Those who know me understand that while I’m generally a pretty squared-away guy, I am not Mr. Spit & Polish. Now, I’ve never shown up to a duty with an empty holster or anything, but in a company of “two is one, one is none” and “fifteen minutes early is on time” kind of guys, I’m the one blowing in exactly on time with my name badge slightly askew. So it is a delightful irony that I have recently joined the Phoenix Company’s Color Guard.
A Color Guard has a long history in military and police circles; in modern times they are an exclusively honorary exercise deployed for special occasions like parades, funerals and the like. They are the epitome of spit & polish, with white gloves and gold adornments, precision movement - and flags.
The flag was the centerpiece of the military practice that came to be the color guard. In more ancient times, armies depended on flying their colors (or flags) to rally around and maintain unit integrity. Due to its strategic importance, only senior men were put in charge of carrying and protecting the colors. Only men who had experience and discipline were entrusted with the carry and protection of the national and/or unit colors.

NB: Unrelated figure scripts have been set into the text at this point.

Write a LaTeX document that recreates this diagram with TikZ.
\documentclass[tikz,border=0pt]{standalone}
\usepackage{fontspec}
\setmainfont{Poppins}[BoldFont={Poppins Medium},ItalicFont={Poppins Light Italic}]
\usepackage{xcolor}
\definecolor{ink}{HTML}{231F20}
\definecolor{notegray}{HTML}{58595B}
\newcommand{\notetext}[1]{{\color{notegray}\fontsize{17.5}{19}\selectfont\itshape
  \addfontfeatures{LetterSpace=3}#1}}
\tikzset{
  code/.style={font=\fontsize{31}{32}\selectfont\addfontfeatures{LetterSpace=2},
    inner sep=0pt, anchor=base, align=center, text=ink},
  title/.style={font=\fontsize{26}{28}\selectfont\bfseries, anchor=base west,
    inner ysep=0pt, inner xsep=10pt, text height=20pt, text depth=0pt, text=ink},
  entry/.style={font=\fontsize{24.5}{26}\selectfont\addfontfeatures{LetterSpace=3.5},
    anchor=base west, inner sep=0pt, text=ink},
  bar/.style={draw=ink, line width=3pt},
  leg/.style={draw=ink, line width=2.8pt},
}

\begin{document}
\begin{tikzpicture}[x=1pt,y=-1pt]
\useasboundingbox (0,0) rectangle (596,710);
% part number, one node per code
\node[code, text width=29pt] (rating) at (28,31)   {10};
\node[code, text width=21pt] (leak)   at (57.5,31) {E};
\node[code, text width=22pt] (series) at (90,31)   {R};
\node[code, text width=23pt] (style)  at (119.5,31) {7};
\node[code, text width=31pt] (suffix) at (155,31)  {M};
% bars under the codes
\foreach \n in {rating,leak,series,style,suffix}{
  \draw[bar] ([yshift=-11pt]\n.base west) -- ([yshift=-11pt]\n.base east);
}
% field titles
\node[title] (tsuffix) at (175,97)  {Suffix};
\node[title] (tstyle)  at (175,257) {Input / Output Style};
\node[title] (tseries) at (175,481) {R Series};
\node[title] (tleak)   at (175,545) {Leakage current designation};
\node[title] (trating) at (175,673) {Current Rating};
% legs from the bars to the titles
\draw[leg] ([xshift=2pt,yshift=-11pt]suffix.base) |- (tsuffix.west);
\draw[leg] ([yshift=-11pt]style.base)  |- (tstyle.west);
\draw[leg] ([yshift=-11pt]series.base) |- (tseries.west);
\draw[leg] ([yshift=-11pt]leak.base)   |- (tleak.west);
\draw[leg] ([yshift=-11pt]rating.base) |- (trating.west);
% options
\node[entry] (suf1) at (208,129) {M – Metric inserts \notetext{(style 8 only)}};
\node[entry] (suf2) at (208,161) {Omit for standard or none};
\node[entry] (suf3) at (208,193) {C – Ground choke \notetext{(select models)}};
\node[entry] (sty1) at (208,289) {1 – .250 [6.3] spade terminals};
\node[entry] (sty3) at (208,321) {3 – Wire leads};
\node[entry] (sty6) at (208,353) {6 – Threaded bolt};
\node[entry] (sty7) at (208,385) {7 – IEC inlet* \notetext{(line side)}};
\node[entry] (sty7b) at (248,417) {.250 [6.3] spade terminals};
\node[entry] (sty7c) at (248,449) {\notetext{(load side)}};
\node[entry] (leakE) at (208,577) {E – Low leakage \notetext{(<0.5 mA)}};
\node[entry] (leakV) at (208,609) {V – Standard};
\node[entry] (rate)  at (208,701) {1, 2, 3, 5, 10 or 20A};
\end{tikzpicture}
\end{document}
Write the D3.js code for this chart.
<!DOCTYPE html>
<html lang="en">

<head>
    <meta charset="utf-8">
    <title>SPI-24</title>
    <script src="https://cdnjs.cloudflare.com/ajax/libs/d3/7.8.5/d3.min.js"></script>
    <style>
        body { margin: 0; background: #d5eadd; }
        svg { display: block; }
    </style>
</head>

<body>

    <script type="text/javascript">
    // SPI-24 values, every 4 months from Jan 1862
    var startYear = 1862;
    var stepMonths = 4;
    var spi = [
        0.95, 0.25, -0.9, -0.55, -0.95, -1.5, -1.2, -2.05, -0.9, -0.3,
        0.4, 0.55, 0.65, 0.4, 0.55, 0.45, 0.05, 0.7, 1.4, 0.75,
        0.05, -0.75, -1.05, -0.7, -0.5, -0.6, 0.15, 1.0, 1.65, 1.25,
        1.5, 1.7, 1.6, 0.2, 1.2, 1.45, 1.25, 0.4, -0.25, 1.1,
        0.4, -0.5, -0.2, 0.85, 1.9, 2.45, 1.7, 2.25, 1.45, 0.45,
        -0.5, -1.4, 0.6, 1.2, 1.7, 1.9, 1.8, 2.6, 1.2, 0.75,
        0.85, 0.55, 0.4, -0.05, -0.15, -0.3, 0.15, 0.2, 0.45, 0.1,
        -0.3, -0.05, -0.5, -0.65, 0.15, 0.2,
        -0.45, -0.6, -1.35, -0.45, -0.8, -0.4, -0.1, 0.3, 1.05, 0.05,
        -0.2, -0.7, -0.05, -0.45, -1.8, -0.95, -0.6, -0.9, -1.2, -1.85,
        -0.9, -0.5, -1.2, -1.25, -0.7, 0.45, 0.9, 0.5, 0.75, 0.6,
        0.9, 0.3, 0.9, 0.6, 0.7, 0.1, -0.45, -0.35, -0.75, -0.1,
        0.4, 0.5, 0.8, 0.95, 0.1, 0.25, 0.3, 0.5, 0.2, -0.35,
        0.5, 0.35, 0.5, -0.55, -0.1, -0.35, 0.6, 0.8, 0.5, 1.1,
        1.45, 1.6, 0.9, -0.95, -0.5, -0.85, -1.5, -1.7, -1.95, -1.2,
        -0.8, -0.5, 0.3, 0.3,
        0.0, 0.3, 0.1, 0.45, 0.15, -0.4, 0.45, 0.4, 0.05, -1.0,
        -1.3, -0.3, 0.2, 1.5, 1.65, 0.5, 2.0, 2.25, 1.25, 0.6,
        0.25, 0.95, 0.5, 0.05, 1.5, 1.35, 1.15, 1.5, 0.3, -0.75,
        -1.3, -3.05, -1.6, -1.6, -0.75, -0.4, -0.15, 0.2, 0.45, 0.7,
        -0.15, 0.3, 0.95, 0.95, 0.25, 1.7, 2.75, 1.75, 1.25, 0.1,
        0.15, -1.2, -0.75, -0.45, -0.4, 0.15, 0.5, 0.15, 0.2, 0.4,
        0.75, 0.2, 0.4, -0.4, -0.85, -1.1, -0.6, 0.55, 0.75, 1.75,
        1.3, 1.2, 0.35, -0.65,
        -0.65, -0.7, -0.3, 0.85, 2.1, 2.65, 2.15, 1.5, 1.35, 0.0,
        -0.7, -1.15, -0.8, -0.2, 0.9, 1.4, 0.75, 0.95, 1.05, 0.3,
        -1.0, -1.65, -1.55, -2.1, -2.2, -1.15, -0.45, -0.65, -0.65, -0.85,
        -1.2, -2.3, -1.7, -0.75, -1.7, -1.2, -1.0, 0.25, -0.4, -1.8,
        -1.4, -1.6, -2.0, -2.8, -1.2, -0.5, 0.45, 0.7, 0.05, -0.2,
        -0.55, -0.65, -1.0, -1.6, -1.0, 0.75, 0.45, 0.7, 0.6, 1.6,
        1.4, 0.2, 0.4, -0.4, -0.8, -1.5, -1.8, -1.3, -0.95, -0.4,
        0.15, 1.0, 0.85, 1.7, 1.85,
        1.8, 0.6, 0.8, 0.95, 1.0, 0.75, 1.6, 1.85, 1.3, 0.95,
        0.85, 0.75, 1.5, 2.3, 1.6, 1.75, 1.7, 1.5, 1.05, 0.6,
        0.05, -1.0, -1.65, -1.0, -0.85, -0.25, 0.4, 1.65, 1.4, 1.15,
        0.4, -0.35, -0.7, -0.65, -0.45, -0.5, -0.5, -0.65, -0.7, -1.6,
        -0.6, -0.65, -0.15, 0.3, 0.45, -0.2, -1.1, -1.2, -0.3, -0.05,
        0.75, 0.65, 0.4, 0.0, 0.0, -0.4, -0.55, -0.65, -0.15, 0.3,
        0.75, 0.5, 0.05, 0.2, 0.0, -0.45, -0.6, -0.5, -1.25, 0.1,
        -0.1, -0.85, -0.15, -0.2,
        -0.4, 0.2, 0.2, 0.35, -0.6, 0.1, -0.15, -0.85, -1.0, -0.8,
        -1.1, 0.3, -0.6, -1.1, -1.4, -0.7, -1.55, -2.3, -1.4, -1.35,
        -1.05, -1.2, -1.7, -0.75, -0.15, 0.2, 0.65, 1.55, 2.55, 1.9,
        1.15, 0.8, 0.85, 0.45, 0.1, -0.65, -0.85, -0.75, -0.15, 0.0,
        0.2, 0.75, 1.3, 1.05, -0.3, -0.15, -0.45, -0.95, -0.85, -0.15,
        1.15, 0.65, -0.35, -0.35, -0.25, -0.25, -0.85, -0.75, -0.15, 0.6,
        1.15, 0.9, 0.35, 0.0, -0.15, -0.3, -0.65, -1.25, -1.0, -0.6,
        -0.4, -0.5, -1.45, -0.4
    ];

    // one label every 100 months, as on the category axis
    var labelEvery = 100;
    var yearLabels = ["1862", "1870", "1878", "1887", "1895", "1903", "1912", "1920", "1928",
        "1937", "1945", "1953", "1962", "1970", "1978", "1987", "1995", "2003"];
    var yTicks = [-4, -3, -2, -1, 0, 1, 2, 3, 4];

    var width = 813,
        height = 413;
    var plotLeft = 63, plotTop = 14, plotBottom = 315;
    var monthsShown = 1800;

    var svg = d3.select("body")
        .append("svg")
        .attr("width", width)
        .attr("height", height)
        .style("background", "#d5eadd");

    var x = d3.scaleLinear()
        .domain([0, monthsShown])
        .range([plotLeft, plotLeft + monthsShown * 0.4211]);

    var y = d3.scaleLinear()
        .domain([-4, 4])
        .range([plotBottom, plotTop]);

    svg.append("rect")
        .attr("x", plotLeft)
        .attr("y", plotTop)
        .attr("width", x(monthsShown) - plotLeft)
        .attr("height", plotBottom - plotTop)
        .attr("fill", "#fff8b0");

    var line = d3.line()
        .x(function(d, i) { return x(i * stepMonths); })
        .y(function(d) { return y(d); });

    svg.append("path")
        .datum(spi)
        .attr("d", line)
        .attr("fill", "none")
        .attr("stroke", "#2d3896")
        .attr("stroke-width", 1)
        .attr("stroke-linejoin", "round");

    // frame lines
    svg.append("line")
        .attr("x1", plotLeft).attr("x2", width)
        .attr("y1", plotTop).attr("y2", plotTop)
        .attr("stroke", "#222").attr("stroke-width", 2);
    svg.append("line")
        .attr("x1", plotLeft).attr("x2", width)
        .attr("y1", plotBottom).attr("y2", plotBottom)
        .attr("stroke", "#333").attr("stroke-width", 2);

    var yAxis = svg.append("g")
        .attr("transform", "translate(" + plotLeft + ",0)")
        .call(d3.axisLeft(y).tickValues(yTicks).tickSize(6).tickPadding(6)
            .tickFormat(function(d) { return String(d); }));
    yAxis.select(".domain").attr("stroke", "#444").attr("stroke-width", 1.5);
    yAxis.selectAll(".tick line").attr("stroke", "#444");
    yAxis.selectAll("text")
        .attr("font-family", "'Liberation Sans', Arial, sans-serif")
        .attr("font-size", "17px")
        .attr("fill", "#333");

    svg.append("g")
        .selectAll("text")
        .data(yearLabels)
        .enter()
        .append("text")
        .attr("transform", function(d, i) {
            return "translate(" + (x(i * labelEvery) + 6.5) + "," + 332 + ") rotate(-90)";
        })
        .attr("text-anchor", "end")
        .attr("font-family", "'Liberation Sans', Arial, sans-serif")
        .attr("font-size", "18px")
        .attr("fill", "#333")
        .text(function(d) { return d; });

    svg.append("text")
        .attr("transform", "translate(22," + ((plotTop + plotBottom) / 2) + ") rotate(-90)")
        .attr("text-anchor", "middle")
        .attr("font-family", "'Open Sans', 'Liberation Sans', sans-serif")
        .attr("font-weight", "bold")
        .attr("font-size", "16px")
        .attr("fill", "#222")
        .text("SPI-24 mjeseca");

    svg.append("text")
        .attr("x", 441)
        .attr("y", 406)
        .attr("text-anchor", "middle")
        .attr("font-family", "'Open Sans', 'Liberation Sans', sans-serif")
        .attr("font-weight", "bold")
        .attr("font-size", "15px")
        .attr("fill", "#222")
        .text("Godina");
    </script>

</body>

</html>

From this came the practice of using the Color Guard for more ceremonial purposes, which is where we find it today.
The Color Guard represents the honor and dedication of those who serve, and especially in the case of funerals, a recognition of those who have served before. The Phoenix Company has performed Color Guard duties for gravesite ceremonies of territorial Rangers, Memorial Day events, and at the funeral of Lt. Col. Lynne Holliday, who was an influential Ranger who recently lost her battle with cancer. When given the opportunity to honor those who have come before me, whether by decades or just months, I am glad to carry the flag. And make sure my name badge is straight.